Where Scovronick places most of his focus is on the links between climate and health, which includes things like heat waves, storms, and sea level rise. It also means trying to understand the implications on human health if we adopt interventions to reduce climate change.

“If we enact strong climate policies, it will change how we travel, what we eat, what we breathe, and more, so there’s a lot of opportunities to improve public health, but there’s a lot of potential harms that can go along with that, too, if we aren’t careful. My research tries to figure out how we can maximize the benefits and minimize the harms of climate action.”

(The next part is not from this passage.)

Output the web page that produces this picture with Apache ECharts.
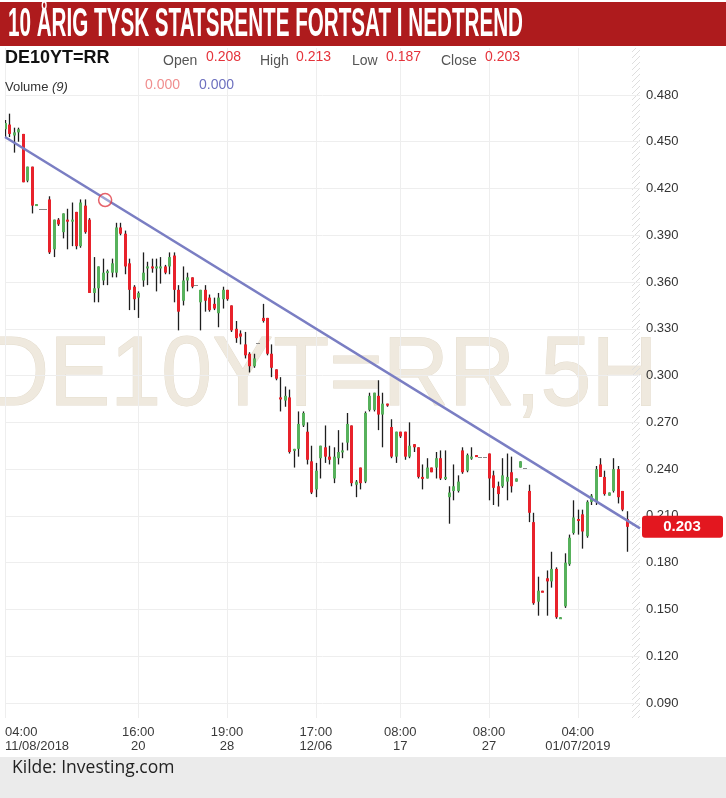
<!DOCTYPE html>
<html><head><meta charset="utf-8">
<script src="https://cdn.jsdelivr.net/npm/echarts@6/dist/echarts.min.js"></script>
<style>html,body{margin:0;padding:0;background:#fff}#c{width:726px;height:798px}</style>
</head><body><div id="c"></div>
<script>
// ---- data ----
const openV = [.458,.461,.454,.456,.455,.425,.434,.409,.407,.407,.413,.381,.400,.392,.400,.399,.405,.383,.409,.400,
.353,.356,.361,.366,.366,.366,.395,.391,.372,.357,.350,.361,.369,.370,.369,.369,.370,.370,.377,.355,
.348,.361,.363,.358,.347,.355,.350,.346,.340,.349,.355,.345,.330,.327,.320,.314,.306,.321,.337,.337,
.314,.304,.286,.284,.286,.252,.253,.268,.264,.245,.227,.247,.254,.248,.234,.247,.251,.257,.268,.230,
.241,.232,.278,.278,.287,.275,.282,.267,.248,.264,.264,.248,.256,.254,.235,.234,.241,.241,.247,.234,
.222,.226,.226,.252,.239,.247,.249,.248,.248,.250,.236,.229,.229,.232,.238,.232,.241,.241,.226,.206,
.155,.162,.170,.168,.176,.144,.152,.179,.199,.208,.211,.197,.219,.219,.243,.235,.223,.226,.240,.226,.208];
const closeV = [.462,.455,.456,.458,.424,.434,.409,.410,.407,.407,.379,.400,.397,.404,.399,.400,.383,.411,.392,.353,
.356,.370,.366,.367,.372,.395,.391,.370,.355,.349,.353,.366,.370,.369,.370,.370,.366,.376,.355,.341,
.361,.363,.357,.358,.355,.348,.342,.343,.350,.355,.349,.329,.324,.325,.313,.306,.311,.321,.335,.314,
.305,.298,.285,.287,.251,.253,.269,.276,.246,.225,.239,.255,.248,.246,.248,.251,.252,.269,.231,.232,
.231,.276,.287,.289,.275,.282,.281,.248,.264,.261,.248,.255,.254,.235,.234,.241,.238,.247,.234,.235,
.225,.229,.232,.238,.249,.248,.248,.248,.248,.234,.228,.224,.236,.235,.229,.234,.245,.241,.212,.154,
.162,.161,.168,.176,.145,.145,.180,.196,.209,.207,.200,.219,.223,.240,.235,.224,.225,.240,.222,.214,.203];
const highV = [.464,.468,.459,.459,.455,.434,.434,.410,.407,.407,.415,.400,.401,.404,.407,.411,.405,.413,.413,.401,
.376,.370,.375,.368,.375,.398,.398,.393,.375,.358,.354,.379,.373,.375,.375,.376,.371,.379,.379,.358,
.370,.366,.363,.358,.355,.358,.352,.350,.353,.357,.355,.345,.335,.329,.328,.315,.314,.321,.346,.337,
.320,.304,.299,.293,.291,.253,.277,.277,.270,.255,.244,.255,.268,.255,.254,.265,.257,.276,.268,.233,
.241,.277,.289,.289,.297,.289,.282,.272,.264,.264,.264,.270,.256,.254,.243,.247,.241,.251,.252,.252,
.229,.243,.236,.254,.250,.254,.249,.248,.248,.250,.239,.232,.247,.250,.248,.234,.245,.241,.230,.212,
.171,.162,.175,.187,.177,.145,.186,.198,.220,.214,.214,.220,.224,.242,.247,.239,.225,.247,.242,.226,.213];
const lowV = [.453,.453,.443,.450,.424,.424,.404,.409,.407,.407,.378,.376,.396,.388,.381,.383,.381,.382,.391,.353,
.347,.347,.358,.358,.363,.363,.390,.365,.342,.342,.337,.357,.358,.366,.354,.359,.365,.365,.347,.329,
.345,.354,.356,.358,.329,.341,.341,.342,.331,.343,.348,.328,.321,.320,.311,.302,.305,.321,.334,.313,
.299,.297,.277,.280,.250,.241,.248,.267,.243,.224,.222,.234,.244,.243,.231,.243,.247,.252,.229,.222,
.227,.231,.277,.277,.265,.254,.280,.247,.244,.260,.246,.247,.251,.234,.227,.234,.238,.234,.233,.233,
.205,.220,.225,.237,.238,.246,.248,.248,.248,.220,.217,.216,.228,.220,.225,.232,.241,.241,.206,.153,
.146,.161,.146,.164,.144,.144,.151,.178,.198,.198,.189,.196,.217,.217,.235,.223,.223,.225,.218,.213,.187];
const slotCount = 144;                       // candle slots incl. empty space at right
const tickIdx  = [0, 30, 50, 70, 89, 109, 129];
const tickTime = ['04:00','16:00','19:00','17:00','08:00','08:00','04:00'];
const tickDate = ['11/08/2018','20','28','12/06','17','27','01/07/2019'];
const yTicks = [0.09,0.12,0.15,0.18,0.21,0.24,0.27,0.30,0.33,0.36,0.39,0.42,0.45,0.48];
const trendLine = [[0, 0.453], [143, 0.202]];
const circlePoint = [[23, 0.4126]];
const lastBar = {open: '0.208', high: '0.213', low: '0.187', close: '0.203', closeNum: 0.203};
const yMin = 0.08037, yMax = 0.51011;

// ---- chart ----
const GL = 5, GR = 86, GT = 48, GB = 80, W = 726, H = 798;
const RED = '#e8222b', GREEN = '#57b15c';
const cats = Array.from({length: slotCount}, (_, i) => String(i));
const candles = openV.map((o, i) => [i, o, closeV[i], lowV[i], highV[i]]);

const chart = echarts.init(document.getElementById('c'));

const pc = document.createElement('canvas'); pc.width = 6; pc.height = 6;
const pg = pc.getContext('2d'); pg.strokeStyle = '#dedede'; pg.lineWidth = 1;
pg.beginPath(); pg.moveTo(0, 6); pg.lineTo(6, 0); pg.stroke();
pg.beginPath(); pg.moveTo(-1, 1); pg.lineTo(1, -1); pg.stroke();
pg.beginPath(); pg.moveTo(5, 7); pg.lineTo(7, 5); pg.stroke();

const titleText = '10 ÅRIG TYSK STATSRENTE FORTSAT I NEDTREND';
const titleFont = 'bold 40px "Liberation Sans Narrow", "Liberation Sans", sans-serif';
const mctx = document.createElement('canvas').getContext('2d');
mctx.font = titleFont;
const titleScale = 515 / mctx.measureText(titleText).width;

function txt(text, x, y, font, fill, extra) {
  return Object.assign({type: 'text', x: x, y: y, z: 50, silent: true,
    style: {text: text, font: font, fill: fill, textAlign: 'left', align: 'left',
            textVerticalAlign: 'middle', verticalAlign: 'middle'}}, extra || {});
}
const F = '"Liberation Sans", Arial, sans-serif';
const baseGraphics = [
  {type: 'text', x: -17, y: 378, z: -10, scaleX: 0.935, silent: true,
   style: {text: 'DE10YT=RR,5H', font: '98px ' + F, fill: '#efe9de', stroke: '#e4dccd', lineWidth: 1,
           textVerticalAlign: 'middle', verticalAlign: 'middle'}},
  {type: 'rect', z: -5, silent: true, shape: {x: W - GR - 8, y: GT, width: 8, height: H - GT - GB},
   style: {fill: {image: pc, repeat: 'repeat'}}},
  {type: 'rect', z: 40, silent: true, shape: {x: 0, y: 2, width: W, height: 44}, style: {fill: '#ae1b1d'}},
  {type: 'text', x: 8, y: 25, z: 50, scaleX: titleScale, silent: true,
   style: {text: titleText, font: titleFont, fill: '#fff', textVerticalAlign: 'middle', verticalAlign: 'middle'}},
  txt('DE10YT=RR', 5, 58, 'bold 18px ' + F, '#111'),
  txt('Open', 163, 61, '14px ' + F, '#555'),
  txt(lastBar.open, 206, 57, '14px ' + F, '#e5333b'),
  txt('High', 260, 61, '14px ' + F, '#555'),
  txt(lastBar.high, 296, 57, '14px ' + F, '#e5333b'),
  txt('Low', 352, 61, '14px ' + F, '#555'),
  txt(lastBar.low, 386, 57, '14px ' + F, '#e5333b'),
  txt('Close', 441, 61, '14px ' + F, '#555'),
  txt(lastBar.close, 485, 57, '14px ' + F, '#e5333b'),
  txt('Volume', 5, 87, '13px ' + F, '#333'),
  txt('(9)', 52, 87, 'italic 13px ' + F, '#333'),
  txt('0.000', 145, 85, '14px ' + F, '#f08e8e'),
  txt('0.000', 199, 85, '14px ' + F, '#6d70bf'),
  {type: 'rect', z: 40, silent: true, shape: {x: 0, y: 757, width: W, height: H - 757}, style: {fill: '#ebebeb'}},
  txt('Kilde: Investing.com', 12, 768, '17.5px "Open Sans", ' + F, '#222')
];

const option = {
  animation: false,
  backgroundColor: '#fff',
  grid: {left: GL, right: GR, top: GT, bottom: GB},
  xAxis: {
    type: 'category', data: cats, boundaryGap: false,
    axisLine: {show: false}, axisTick: {show: false},
    splitLine: {show: true, interval: (i) => tickIdx.includes(i), lineStyle: {color: '#eeeeee', width: 1}},
    axisLabel: {
      interval: (i) => tickIdx.includes(i),
      formatter: (v, i) => { const k = tickIdx.indexOf(i); return k < 0 ? '' : tickTime[k] + '\n' + tickDate[k]; },
      color: '#3a3a3a', fontSize: 13, lineHeight: 14, margin: 7,
      fontFamily: '"Liberation Sans Narrow", "Liberation Sans", sans-serif',
      alignMinLabel: 'left'
    }
  },
  yAxis: {
    type: 'value', position: 'right', min: yMin, max: yMax,
    axisLine: {show: false},
    axisTick: {show: false, customValues: yTicks},
    axisLabel: {customValues: yTicks, formatter: (v) => v.toFixed(3), color: '#333', fontSize: 13, fontFamily: F, margin: 6},
    splitLine: {show: true, lineStyle: {color: '#eeeeee', width: 1}}
  },
  series: [
    {
      type: 'custom', clip: true, z: 3,
      encode: {x: 0, y: [1, 2, 3, 4]},
      data: candles,
      renderItem: function (params, api) {
        const i = api.value(0), o = api.value(1), c = api.value(2), l = api.value(3), h = api.value(4);
        const pO = api.coord([i, o]), pC = api.coord([i, c]), pL = api.coord([i, l]), pH = api.coord([i, h]);
        const x = Math.round(pO[0]);
        if (o === c && h === l) {
          return {type: 'rect', shape: {x: x - 2, y: Math.round(pO[1]), width: 4, height: 1}, style: {fill: '#8a8a8a'}};
        }
        const top = Math.min(pO[1], pC[1]);
        const hh = Math.max(2, Math.abs(pO[1] - pC[1]));
        return {type: 'group', children: [
          {type: 'line', shape: {x1: x + 0.5, y1: pH[1], x2: x + 0.5, y2: pL[1]}, style: {stroke: '#1e1e1e', lineWidth: 1.3}},
          {type: 'rect', shape: {x: x - 1, y: top, width: 3, height: hh}, style: {fill: c >= o ? GREEN : RED}}
        ]};
      }
    },
    {
      type: 'line', data: trendLine, symbol: 'none', z: 4, silent: true,
      lineStyle: {color: '#7a7ec3', width: 2.5}
    },
    {
      type: 'scatter', data: circlePoint, symbol: 'circle', symbolSize: 13, symbolOffset: [-2, 0], z: 5, silent: true,
      itemStyle: {color: 'rgba(255,255,255,0.35)', borderColor: '#e03a43', borderWidth: 1.5}
    }
  ],
  graphic: {elements: baseGraphics}
};
chart.setOption(option);

const yc = chart.convertToPixel({yAxisIndex: 0}, lastBar.closeNum);
const tag = [
  {type: 'rect', z: 45, silent: true, shape: {x: W - GR + 2, y: yc - 11, width: 81, height: 22, r: 3}, style: {fill: '#e3171f'}},
  {type: 'text', x: W - GR + 42, y: yc, z: 50, silent: true,
   style: {text: lastBar.close, font: 'bold 15px ' + F, fill: '#fff', textAlign: 'center', align: 'center',
           textVerticalAlign: 'middle', verticalAlign: 'middle'}}
];
chart.setOption({graphic: {elements: baseGraphics.concat(tag)}});
</script>
</body></html>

In his climate policy work, Scovronick collaborates closely with economists, philosophers, atmospheric scientists, and public health experts as he looks at the costs and benefits of climate policy, to determine how much we should be doing about climate change, when we should be doing it, and where we should be doing it.

Scovronick also conducts epidemiological studies of the effects of climate and weather, particularly as it relates to outdoor temperatures, on human health. Much of his research looks at temperature and mortality relationships in South Africa. Through his research in that area, he’s also joined a multi-country collaboration where researchers from more than 40 countries pool their data to gain a more detailed and truly global understanding of the health impacts of changes in temperature and weather patterns.

Like much of public health, Scovronick’s work is driven by a sense of urgency. The steps taken now will determine the course of life on earth and Scovronick’s research can help drive the path forward. It’s a message he brings to the classroom as well.

“It’s important to me that climate change is not just another entry on that laundry list of public health issues, but that it stands out,” he says. “I want to make sure that students leave understanding the whole issue, because it truly is enormous and complex. It has to do with the past and the future and the whole world. It percolates through everything.”